The commercial NMR logging tools used in boreholes don't directly measure T1 during routine logging — they use the faster T2 (transverse relaxation) measurement instead. But T1 lurks behind every T2 measurement as the constraint on logging speed (move too fast and the protons haven't had time to recover, giving artificially low porosity readings) and as the key to the T1/T2 fluid discrimination technique that distinguishes gas and light oil from water in formations where the resistivity log alone cannot make that distinction.

T1 Measurement Applications in Petrophysics

Saturation recovery pulse sequence for T1 measurement in laboratory NMR uses a series of inversion or saturation pulses followed by variable recovery delay times to map the T1 spectrum of the formation fluid — the pulse sequence records NMR signal amplitude at recovery times from 0.1 milliseconds to 10 seconds or longer, building a T1 distribution that shows the relative contribution of each fluid and pore environment to the total porosity signal; the T1 spectrum is processed by Laplace inversion (the inverse transform that converts the multi-exponential decay into a T1 distribution) to identify the peak positions and widths associated with gas (short T1, 10 to 100 ms at reservoir pressure), light oil (intermediate T1, 100 to 1,000 ms), and water (variable T1 from 1 ms in clay micropores to 1,000 ms in macropores); correlating the T1 distribution with the corresponding T2 distribution (measured on the same core at the same conditions) provides the calibration data for the T1/T2 ratio map used in downhole NMR gas-hydrocarbon discrimination.

Wait time optimization for NMR logging programs requires selecting the appropriate polarization wait time for the expected T1 of the formation fluids and the target logging objective — a standard water-filled sandstone program uses wait times of 1 to 2 seconds (adequate for T1 up to 0.5 to 1.0 second); a gas detection program requires wait times of 5 to 10 seconds (to fully polarize gas at T1 30 to 100 ms in most conditions and large-pore water at T1 500 ms to 1 second); a heavy oil T1 measurement requires wait times of 10 to 30 seconds (to fully polarize viscous crude at T1 several seconds); the logging speed must be reduced in proportion to the wait time increase, which means that gas detection and heavy oil programs require logging speeds 3 to 15 times slower than standard water programs, increasing logging time and cost but providing the T1 information needed for hydrocarbon fluid characterization that justifies the additional investment.

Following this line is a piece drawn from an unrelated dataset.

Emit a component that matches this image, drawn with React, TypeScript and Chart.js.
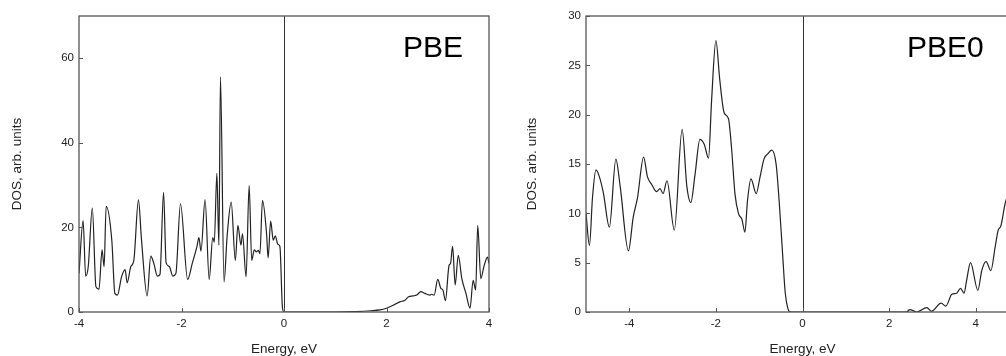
import React, { useEffect, useRef } from "react";
import { Chart, registerables } from "chart.js";

Chart.register(...registerables);

// ---- PBE panel data ----
const pbeEnergy = [
  -4.0, -3.92, -3.87, -3.82, -3.74, -3.67, -3.61, -3.55, -3.51, -3.47, -3.36, -3.3, -3.25, -3.17, -3.1, -3.06,
  -2.99, -2.93, -2.84, -2.78, -2.67, -2.6, -2.54, -2.47, -2.42, -2.35, -2.3, -2.24, -2.17, -2.11, -2.02,
  -1.88, -1.79, -1.7, -1.66, -1.62, -1.54, -1.46, -1.39, -1.36, -1.31, -1.27, -1.24, -1.17, -1.11, -1.03,
  -0.95, -0.9, -0.84, -0.81, -0.74, -0.68, -0.63, -0.58, -0.54, -0.5, -0.47, -0.42, -0.34, -0.31, -0.26,
  -0.21, -0.17, -0.12, -0.08, -0.03, 0.0, 0.5, 1.0, 1.4, 1.7, 1.87, 2.0, 2.13, 2.26, 2.36, 2.43, 2.52, 2.59,
  2.67, 2.75, 2.84, 2.88, 2.93, 3.0, 3.06, 3.1, 3.15, 3.22, 3.25, 3.29, 3.34, 3.4, 3.47, 3.55, 3.63, 3.69,
  3.74, 3.78, 3.84, 3.9, 3.97, 4.0,
];
const pbeDos = [
  9.1, 21.6, 8.5, 10.7, 24.6, 6.0, 5.4, 14.7, 10.7, 25.0, 17.0, 4.4, 4.0, 8.3, 10.0, 6.9,
  10.7, 12.2, 26.5, 17.0, 3.8, 13.2, 11.5, 8.5, 8.9, 28.3, 11.6, 10.8, 8.5, 9.1, 25.6,
  7.7, 11.5, 15.4, 17.6, 14.4, 26.6, 7.7, 17.6, 16.5, 32.8, 15.8, 55.6, 7.1, 17.9, 26.0,
  12.2, 20.5, 15.8, 18.5, 8.3, 29.9, 12.2, 14.7, 14.2, 14.6, 13.8, 26.4, 18.5, 12.8, 21.5,
  17.0, 18.0, 16.0, 15.5, 1.0, 0.0, 0.0, 0.0, 0.1, 0.3, 0.5, 0.9, 1.6, 2.4, 2.8, 3.6, 3.8, 4.0,
  4.8, 4.4, 4.0, 4.2, 4.0, 7.7, 5.6, 5.2, 2.7, 11.0, 11.5, 15.5, 6.4, 13.4, 7.9, 4.4, 0.9, 7.5,
  5.2, 20.5, 7.9, 10.7, 13.0, 11.5,
];
const pbeXTicks = [-4, -2, 0, 2, 4];
const pbeYTicks = [0, 20, 40, 60];

// ---- PBE0 panel data ----
const pbe0Energy = [
  -5.0, -4.92, -4.85, -4.77, -4.69, -4.6, -4.46, -4.31, -4.21, -4.02, -3.91, -3.81, -3.67, -3.58, -3.48,
  -3.37, -3.29, -3.22, -3.13, -2.96, -2.78, -2.67, -2.58, -2.48, -2.37, -2.27, -2.17, -2.1, -2.0, -1.91,
  -1.81, -1.71, -1.64, -1.56, -1.48, -1.4, -1.33, -1.27, -1.19, -1.07, -0.98, -0.89, -0.81, -0.71, -0.61,
  -0.54, -0.46, -0.4, -0.34, -0.28, 0.5, 1.0, 2.0, 2.4, 2.48, 2.64, 2.87, 2.98, 3.2, 3.31, 3.45, 3.56,
  3.65, 3.73, 3.79, 3.88, 4.05, 4.14, 4.24, 4.35, 4.45, 4.52, 4.58, 4.68, 4.75,
];
const pbe0Dos = [
  10.0, 6.75, 11.6, 14.4, 13.7, 12.1, 8.6, 15.5, 12.7, 6.2, 9.6, 11.6, 15.7, 13.7, 12.9,
  12.2, 12.5, 12.0, 13.3, 8.3, 18.5, 12.7, 11.1, 14.0, 17.5, 17.0, 15.6, 21.4, 27.5, 23.5,
  20.2, 19.6, 16.7, 12.0, 10.0, 9.4, 8.1, 11.3, 13.5, 12.0, 13.7, 15.5, 16.0, 16.4, 15.0,
  11.3, 5.9, 2.0, 0.4, 0.0, 0.0, 0.0, 0.0, 0.0, 0.25, 0.0, 0.45, 0.07, 0.9, 0.6, 1.8, 1.9,
  2.4, 1.9, 3.2, 5.0, 2.2, 4.2, 5.1, 4.2, 6.6, 8.3, 8.7, 11.0, 12.0,
];
const pbe0XTicks = [-4, -2, 0, 2, 4];
const pbe0YTicks = [0, 5, 10, 15, 20, 25, 30];

const FONT = "Arial, 'Liberation Sans', sans-serif";
const TICK_COLOR = "#222";
const FRAME_COLOR = "#555";

type PanelCfg = {
  energy: number[];
  dos: number[];
  xTicks: number[];
  yTicks: number[];
  xMin: number;
  xMax: number;
  yMax: number;
  yTitle: string;
  label: string;
  labelX: number;
  yAxisWidth: number;
  yTitlePad: number;
  padRight: number;
};

function makePlugin(cfg: PanelCfg) {
  return {
    id: "frameDeco",
    beforeDatasetsDraw(chart: any) {
      const { ctx, chartArea } = chart;
      const x = chart.scales.x;
      const zx = Math.round(x.getPixelForValue(0)) + 0.5;
      ctx.save();
      ctx.strokeStyle = "#333";
      ctx.lineWidth = 1;
      ctx.beginPath();
      ctx.moveTo(zx, chartArea.top);
      ctx.lineTo(zx, chartArea.bottom);
      ctx.stroke();
      ctx.restore();
    },
    afterDraw(chart: any) {
      const { ctx, chartArea } = chart;
      const { left, right, top, bottom } = chartArea;
      const xs = chart.scales.x;
      const ys = chart.scales.y;
      ctx.save();
      ctx.strokeStyle = FRAME_COLOR;
      ctx.lineWidth = 1.3;
      ctx.strokeRect(left, top, right - left, bottom - top);
      ctx.lineWidth = 1;
      ctx.beginPath();
      for (const t of xs.ticks) {
        const p = Math.round(xs.getPixelForValue(t.value)) + 0.5;
        ctx.moveTo(p, bottom);
        ctx.lineTo(p, bottom - 4);
      }
      for (const t of ys.ticks) {
        const p = Math.round(ys.getPixelForValue(t.value)) + 0.5;
        ctx.moveTo(left, p);
        ctx.lineTo(left + 4, p);
      }
      ctx.stroke();
      ctx.fillStyle = "#000";
      ctx.font = `30px ${FONT}`;
      ctx.textBaseline = "alphabetic";
      ctx.textAlign = "left";
      ctx.fillText(cfg.label, cfg.labelX, 57);
      ctx.restore();
    },
  };
}

function Panel({ cfg, width, left }: { cfg: PanelCfg; width: number; left: number }) {
  const ref = useRef<HTMLCanvasElement | null>(null);
  useEffect(() => {
    if (!ref.current) return;
    const chart = new Chart(ref.current, {
      type: "line",
      data: {
        datasets: [
          {
            data: cfg.energy.map((e, i) => ({ x: e, y: cfg.dos[i] })),
            borderColor: "#222",
            borderWidth: 1.2,
            pointRadius: 0,
            fill: false,
            cubicInterpolationMode: "monotone",
          },
        ],
      },
      options: {
        responsive: false,
        animation: false,
        events: [],
        layout: { padding: { top: 16, right: cfg.padRight, bottom: 0, left: 0 } },
        plugins: { legend: { display: false }, tooltip: { enabled: false } },
        scales: {
          x: {
            type: "linear",
            min: cfg.xMin,
            max: cfg.xMax,
            grid: { display: false, drawTicks: false },
            border: { display: false },
            afterBuildTicks: (s: any) => {
              s.ticks = cfg.xTicks.map((v) => ({ value: v }));
            },
            afterFit: (s: any) => {
              s.height = 44;
            },
            ticks: {
              padding: 5,
              maxRotation: 0,
              color: TICK_COLOR,
              font: { family: FONT, size: 11.5 },
            },
            title: {
              display: true,
              text: "Energy, eV",
              color: "#222",
              font: { family: FONT, size: 13.5, lineHeight: 1 },
              padding: { top: 0, bottom: 0 },
            },
          },
          y: {
            type: "linear",
            min: 0,
            max: cfg.yMax,
            grid: { display: false, drawTicks: false },
            border: { display: false },
            afterBuildTicks: (s: any) => {
              s.ticks = cfg.yTicks.map((v) => ({ value: v }));
            },
            afterFit: (s: any) => {
              s.width = cfg.yAxisWidth;
            },
            ticks: {
              padding: 5,
              color: TICK_COLOR,
              font: { family: FONT, size: 11.5 },
            },
            title: {
              display: true,
              text: cfg.yTitle,
              color: "#222",
              font: { family: FONT, size: 13.5, lineHeight: 1 },
              padding: { top: cfg.yTitlePad, bottom: 0 },
            },
          },
        },
      },
      plugins: [makePlugin(cfg)],
    } as any);
    return () => chart.destroy();
  }, [cfg]);
  return (
    <canvas
      ref={ref}
      width={width}
      height={356}
      style={{ position: "absolute", left, top: 0, width, height: 356, display: "block" }}
    />
  );
}

const pbeCfg: PanelCfg = {
  energy: pbeEnergy,
  dos: pbeDos,
  xTicks: pbeXTicks,
  yTicks: pbeYTicks,
  xMin: -4,
  xMax: 4,
  yMax: 70,
  yTitle: "DOS, arb. units",
  label: "PBE",
  labelX: 403,
  yAxisWidth: 79,
  yTitlePad: 11,
  padRight: 11,
};

const pbe0Cfg: PanelCfg = {
  energy: pbe0Energy,
  dos: pbe0Dos,
  xTicks: pbe0XTicks,
  yTicks: pbe0YTicks,
  xMin: -5,
  xMax: 5,
  yMax: 30,
  yTitle: "DOS. arb. units",
  label: "PBE0",
  labelX: 407,
  yAxisWidth: 86,
  yTitlePad: 26,
  padRight: 21,
};

export default function App() {
  return (
    <div
      style={{
        position: "fixed",
        left: 0,
        top: 0,
        width: 1006,
        height: 356,
        overflow: "hidden",
        background: "#fff",
      }}
    >
      <Panel cfg={pbeCfg} width={500} left={0} />
      <Panel cfg={pbe0Cfg} width={540} left={500} />
    </div>
  );
}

T1 Across International Jurisdictions

Canada (AER / WCSB): WCSB NMR T1 measurements are most critical in Alberta oil sands core analysis for Clearwater and McMurray bitumen characterization — the extreme viscosity of bitumen at reservoir temperature (1,000 to 1,000,000 cP) produces T1 values of 5 to 50 seconds that require very long polarization times in NMR core analysis and explain why standard downhole NMR logging tools (with maximum wait times of 6 to 12 seconds) significantly underestimate bitumen saturation in in-situ oil sands reservoirs; Suncor, CNRL, and Imperial Oil use specialized laboratory NMR instruments with wait times up to 60 seconds for SAGD core analysis to characterize the T1 distribution of the bitumen component and calibrate the downhole NMR log interpretation; AER accepts NMR-based bitumen saturation calculations supplemented by T1 laboratory core analysis as an alternative to conventional saturation calculations based on resistivity logs in the fresh-water Clearwater and McMurray formations where Archie-based resistivity interpretation is unreliable.